Penn State Researchers Tackle Social Network Privacy Gaps

Researchers at Pennsylvania State University's College of Information Science and Technology (IST) and the University of Kansas have partnered in an effort to reduce the gap between perceived and actual privacy for users of social networks.

That gap arises when what users intend to share differs from the information that is actually made available to others.

"People don't clearly understand the boundaries of personal information versus sharing boundaries," said Dongwon Lee, associate professor at IST and principal investigator for the project, in a prepared statement.

Dubbed "Privacy Protection in Social Networks: Bridging the Gap Between User Perception and Privacy Enforcement," the project seeks to develop methods to identify those discrepancies, "design a user-centered and computationally efficient formal model of user privacy in social networks" and develop a mechanism for enforcing privacy policies, according to information released by Penn State.

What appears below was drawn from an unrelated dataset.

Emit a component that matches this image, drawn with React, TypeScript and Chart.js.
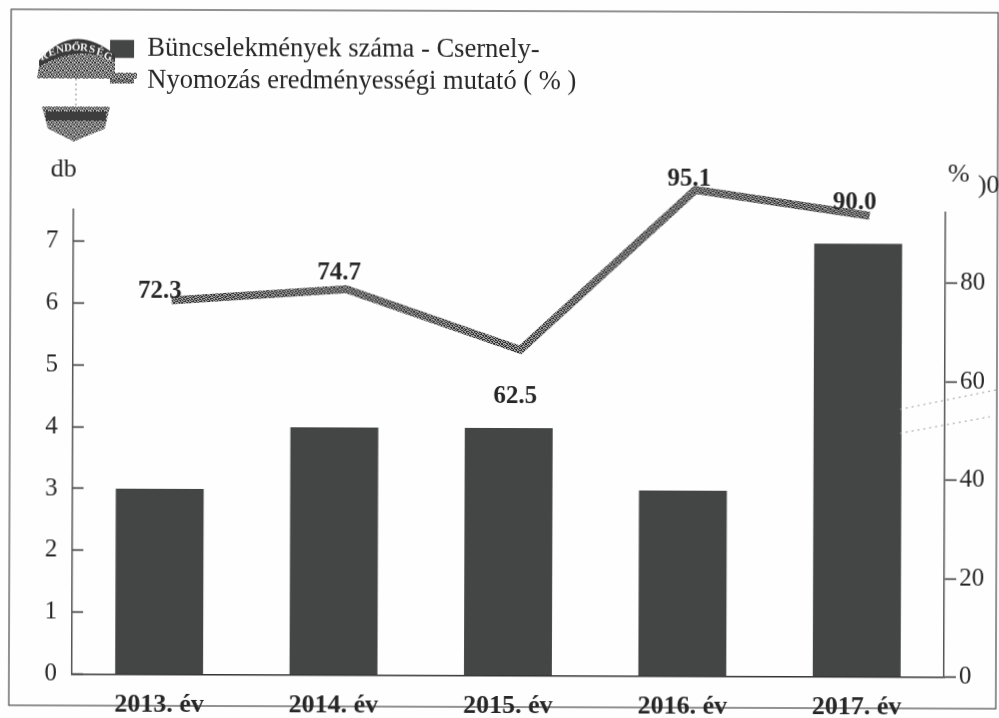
import React, { useEffect, useRef } from "react";
import { Chart, registerables } from "chart.js";

Chart.register(...registerables);

const categories = ["2013. év", "2014. év", "2015. év", "2016. év", "2017. év"];
const crimeCounts = [3, 4, 4, 3, 7];
const clearanceRates = [72.3, 74.7, 62.5, 95.1, 90.0];
const crimeLabel = "Büncselekmények száma - Csernely-";
const rateLabel = "Nyomozás eredményességi mutató ( % )";
const labelOffsets = [[-12, -9], [-7, -16], [-5, 47], [-6, -11], [-15, -13]];

const SERIF = "'Liberation Serif', 'DejaVu Serif', serif";
const INK = "#262626";
const BAR = "#434645";

const GRAIN = [
  "10010110",
  "01101001",
  "11000110",
  "00111001",
  "10100101",
  "01011010",
  "11001001",
  "00110110",
];

function ditherPattern(dark: string, light: string) {
  const c = document.createElement("canvas");
  c.width = 8;
  c.height = 8;
  const g = c.getContext("2d")!;
  GRAIN.forEach((row, y) =>
    row.split("").forEach((b, x) => {
      g.fillStyle = b === "1" ? dark : light;
      g.fillRect(x, y, 1, 1);
    })
  );
  return g.createPattern(c, "repeat")!;
}

function drawLogo(ctx: CanvasRenderingContext2D, tex: CanvasPattern) {
  ctx.save();
  ctx.fillStyle = "#3a3a3a";
  ctx.beginPath();
  ctx.moveTo(38, 62);
  ctx.quadraticCurveTo(72, 22, 114, 56);
  ctx.lineTo(114, 64);
  ctx.quadraticCurveTo(75, 44, 38, 70);
  ctx.closePath();
  ctx.fill();
  ctx.fillStyle = tex;
  ctx.beginPath();
  ctx.moveTo(38, 68);
  ctx.quadraticCurveTo(75, 46, 114, 62);
  ctx.lineTo(114, 74);
  ctx.lineTo(136, 74);
  ctx.lineTo(136, 80);
  ctx.lineTo(36, 80);
  ctx.closePath();
  ctx.fill();
  ctx.fillStyle = "#f2f2f2";
  ctx.font = "bold 11px " + SERIF;
  ctx.textAlign = "center";
  ctx.textBaseline = "middle";
  const word = "RENDŐRSÉG";
  for (let i = 0; i < word.length; i++) {
    const t = (i - 4) / 4;
    ctx.save();
    ctx.translate(75 + t * 32, 49 + t * t * 9);
    ctx.rotate(t * 0.3);
    ctx.fillText(word[i], 0, 0);
    ctx.restore();
  }
  ctx.strokeStyle = "#888";
  ctx.lineWidth = 1;
  ctx.setLineDash([2, 3]);
  ctx.beginPath();
  ctx.moveTo(75, 80);
  ctx.lineTo(75, 108);
  ctx.stroke();
  ctx.setLineDash([]);
  ctx.fillStyle = tex;
  ctx.beginPath();
  ctx.moveTo(41, 108);
  ctx.lineTo(109, 108);
  ctx.lineTo(104, 130);
  ctx.lineTo(73, 143);
  ctx.lineTo(47, 130);
  ctx.closePath();
  ctx.fill();
  ctx.fillStyle = "#3d3d3d";
  ctx.fillRect(45, 113, 60, 9);
  ctx.restore();
}

export default function App() {
  const ref = useRef<HTMLCanvasElement>(null);
  useEffect(() => {
    document.body.style.margin = "0";
    const lineTex = ditherPattern("#2e2e2e", "#a8a8a8");
    const logoTex = ditherPattern("#303030", "#c8c8c8");
    const paper = {
      id: "paper",
      beforeDraw(chart: any) {
        const { ctx, legend } = chart;
        ctx.save();
        ctx.fillStyle = "#fefefe";
        ctx.fillRect(-5, -5, 1010, 730);
        ctx.strokeStyle = "#4a4a4a";
        ctx.lineWidth = 1.2;
        ctx.strokeRect(10, 11, 987, 696);
        ctx.restore();
        legend.left = 104;
        legend.top = 32;
      },
      afterDraw(chart: any) {
        const { ctx } = chart;
        drawLogo(ctx, logoTex);
        ctx.save();
        ctx.fillStyle = INK;
        ctx.font = "26px " + SERIF;
        ctx.textBaseline = "middle";
        ctx.textAlign = "center";
        ctx.fillText("db", 63, 171);
        ctx.fillText("%", 958, 173);
        ctx.fillText(")0", 988, 184);
        const pts = chart.getDatasetMeta(1).data;
        ctx.font = "bold 25px " + SERIF;
        clearanceRates.forEach((v, i) => {
          ctx.fillText(v.toFixed(1), pts[i].x + labelOffsets[i][0], pts[i].y + labelOffsets[i][1]);
        });
        ctx.strokeStyle = "#999";
        ctx.lineWidth = 1;
        ctx.setLineDash([2, 4]);
        ctx.beginPath();
        ctx.moveTo(900, 408);
        ctx.lineTo(997, 388);
        ctx.moveTo(900, 432);
        ctx.lineTo(990, 415);
        ctx.stroke();
        ctx.restore();
      },
    };
    const chart = new Chart(ref.current!, {
      type: "bar",
      plugins: [paper],
      data: {
        labels: categories,
        datasets: [
          {
            type: "bar",
            label: crimeLabel,
            data: crimeCounts,
            backgroundColor: BAR,
            borderWidth: 0,
            grouped: false,
            barPercentage: 0.504,
            categoryPercentage: 1,
            yAxisID: "y",
            xAxisID: "x",
            order: 2,
          },
          {
            type: "line",
            label: rateLabel,
            data: clearanceRates.map((y, x) => ({ x, y })),
            borderColor: lineTex,
            backgroundColor: lineTex,
            borderWidth: 8,
            pointRadius: 0,
            tension: 0,
            fill: false,
            clip: false,
            yAxisID: "yLine",
            xAxisID: "xLine",
            order: 1,
          },
        ],
      } as any,
      options: {
        responsive: false,
        animation: false,
        layout: { padding: { top: 138, bottom: 0, left: 0, right: 0 } },
        plugins: {
          title: { display: false },
          tooltip: { enabled: false },
          legend: {
            display: true,
            position: "top",
            align: "start",
            fullSize: false,
            labels: {
              color: INK,
              font: { family: SERIF, size: 26.5 },
              usePointStyle: true,
              pointStyleWidth: 24,
              boxHeight: 18,
              padding: 5,
              generateLabels: (c: any) =>
                c.data.datasets.map((d: any, i: number) => ({
                  text: d.label,
                  datasetIndex: i,
                  fontColor: INK,
                  fillStyle: d.backgroundColor,
                  strokeStyle: i === 1 ? d.borderColor : d.backgroundColor,
                  lineWidth: i === 1 ? 6 : 0,
                  pointStyle: i === 1 ? "line" : "rect",
                  hidden: false,
                })),
            },
          },
        },
        scales: {
          x: {
            type: "category",
            offset: true,
            afterFit: (s: any) => { s.height = 42.5; },
            border: { color: "#333", width: 1.5 },
            grid: { drawOnChartArea: false, drawTicks: false },
            ticks: { color: INK, padding: 15, maxRotation: 0, font: { family: SERIF, size: 26, weight: "bold" } },
          },
          xLine: { type: "linear", display: false, offset: false, min: -0.565, max: 4.435 },
          y: {
            position: "left",
            min: 0,
            max: 7.51,
            afterBuildTicks: (s: any) => { s.ticks = s.ticks.filter((t: any) => Number.isInteger(t.value)); },
            afterFit: (s: any) => { s.width = 73; },
            border: { color: "#555", width: 1.5 },
            grid: { drawOnChartArea: false, tickLength: -11, color: "#333", tickWidth: 1.5 },
            ticks: { stepSize: 1, padding: 26, color: INK, font: { family: SERIF, size: 25 } },
          },
          y2: {
            position: "right",
            min: 0,
            max: 94.4,
            afterBuildTicks: (s: any) => { s.ticks = s.ticks.filter((t: any) => t.value % 20 === 0); },
            afterFit: (s: any) => { s.width = 54; },
            border: { color: "#555", width: 1.5 },
            grid: { drawOnChartArea: false, tickLength: 12, color: "#333", tickWidth: 1.5 },
            ticks: { stepSize: 20, padding: 3, color: INK, font: { family: SERIF, size: 25 } },
          },
          yLine: { type: "linear", display: false, min: -3.68, max: 90.7 },
        },
      } as any,
    });
    return () => chart.destroy();
  }, []);
  return (
    <div style={{ position: "absolute", left: 0, top: 0, width: 999, height: 718, overflow: "hidden", background: "#fefefe" }}>
      <canvas ref={ref} width={999} height={718} style={{ display: "block", transform: "rotate(0.2deg)" }} />
    </div>
  );
}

In addition to infiltrating social networks to steal personal information, "hackers can connect an identity-revealing clue from [a] medical site with a publicly known identity in social media accounts, enabling them to access information that was intended to be private," according to a news release about the project.

Additionally, even users concerned about privacy and aware of possible consequences fail to take protective measures because they don't believe the risk is worth the extra vigilance, according to Lee.

Previous efforts to address the problem have relied either on technological solutions or human-oriented fixes. Lee said his project will work to combine the two approaches.

"We feel that if we take advantage of both frameworks, we'll be able to come up with a better solution," Lee said, in a Penn State news release.

Once complete, the researchers said they hope to implement their tools in a way that will allow users to more easily control their privacy, such as through an app that would work with various social media accounts.

"Hopefully, we will develop better, very vigorous underpinnings of the privacy model and a slew of technological tools to enforce this newly developed model," added Lee.

The research is being funded through a $279,154 grant to IST and a $220,162 grant to U Kansas, both from the National Science Foundation.